Cette question est d’autant plus importante qu’il convient de rappeler que le règlement n'interdit rien. Il ne fait que responsabiliser les entreprises et les invite à mieux prendre en compte les risques liés à l'utilisation des données personnelles, en ce qui concerne les droits fondamentaux et la liberté des utilisateurs.
Alors en attendant que les habitudes d’innover changent, que des modèles économiques accueillent le principe de précaution comme un nouveau pilier, il importe que les utilisateurs ne soient pas désensibilisés en leur laissant croire que le RGPD leur hachera menu tout le travail de la sécurisation de leurs données.
Pour protéger ses données : mieux vaut compter d’abord sur soi-même
Du côté des utilisateurs, il faut souligner qu’ils sont de plus en plus concernés par le sort de leurs données. Potentiellement victimes, ils doivent prendre plus de temps pour consulter les pages de politique de confidentialité.
Qu'en est-il de ces utilisateurs finaux ? Sont-ils acteurs de la sécurité en ligne de leurs données ? Quelques rappels ne seront pas inutiles à l’heure où certaines communications qu’avec le RGPD les utilisateurs sont protégés de tout et n’importe quoi.
Les dangers du Wi-Fi public
- Lorsque vous rejoignez un réseau Wi-Fi public ouvert à votre café préféré, vous pouvez obtenir plus qu'un expresso ... Vous pourriez potentiellement être victime d’un vol d’informations.
- En outre, un pirate peut avoir créé un faux réseau Wi-Fi qui semble réel (avec un nom similaire par exemple) ... l’utilisation d’un VPN est donc fortement recommandée.
Les dangers des applications
- Les applications sur votre smartphone peuvent vous espionner.
- Soyez très prudent lorsque vous sélectionnez des applications. Jetez un œil aux fonctionnalités dictées par le développeur.
- Maximisez les paramètres de confidentialité autant que possible
Les dangers des médias sociaux
- Évitez les quiz Facebook qui peuvent relever toutes vos données (Cambridge Analytica)

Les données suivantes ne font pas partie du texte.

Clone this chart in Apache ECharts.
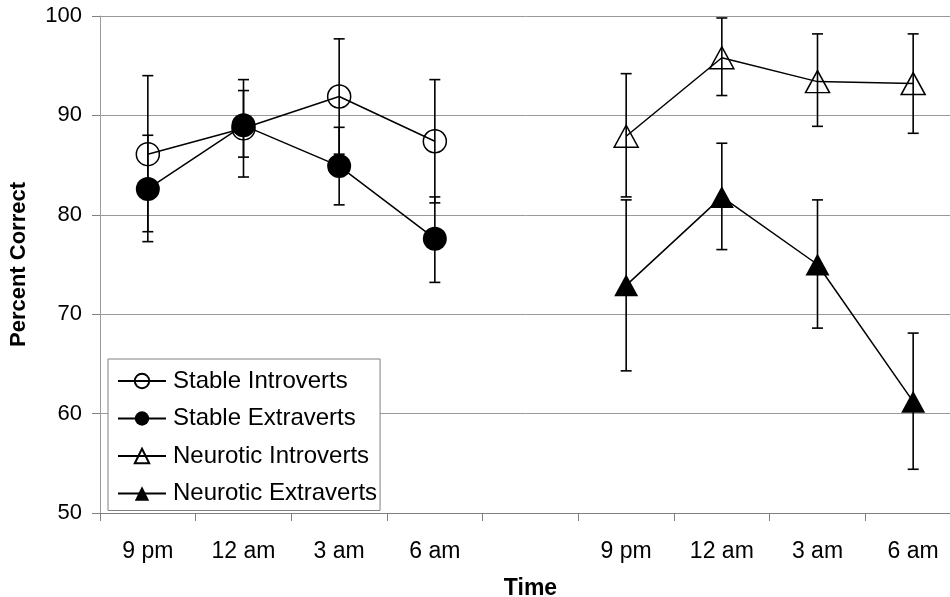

- Minimisez les informations que vous partagez sur les réseaux sociaux
- N’acceptez pas les demandes de personnes que vous ne connaissez pas.
Tout le monde peut prétendre être quelqu'un d'autre en ligne - prenez des mesures supplémentaires pour assurer votre sécurité et celle de votre famille.
En conclusion, n’hésitez pas à vous référer à des conseils, guides, vidéos de la part des professionnels du secteur et autres associations, sans oublier le site de la CNIL et ses guides qui fournissent de bons conseils et recommandations.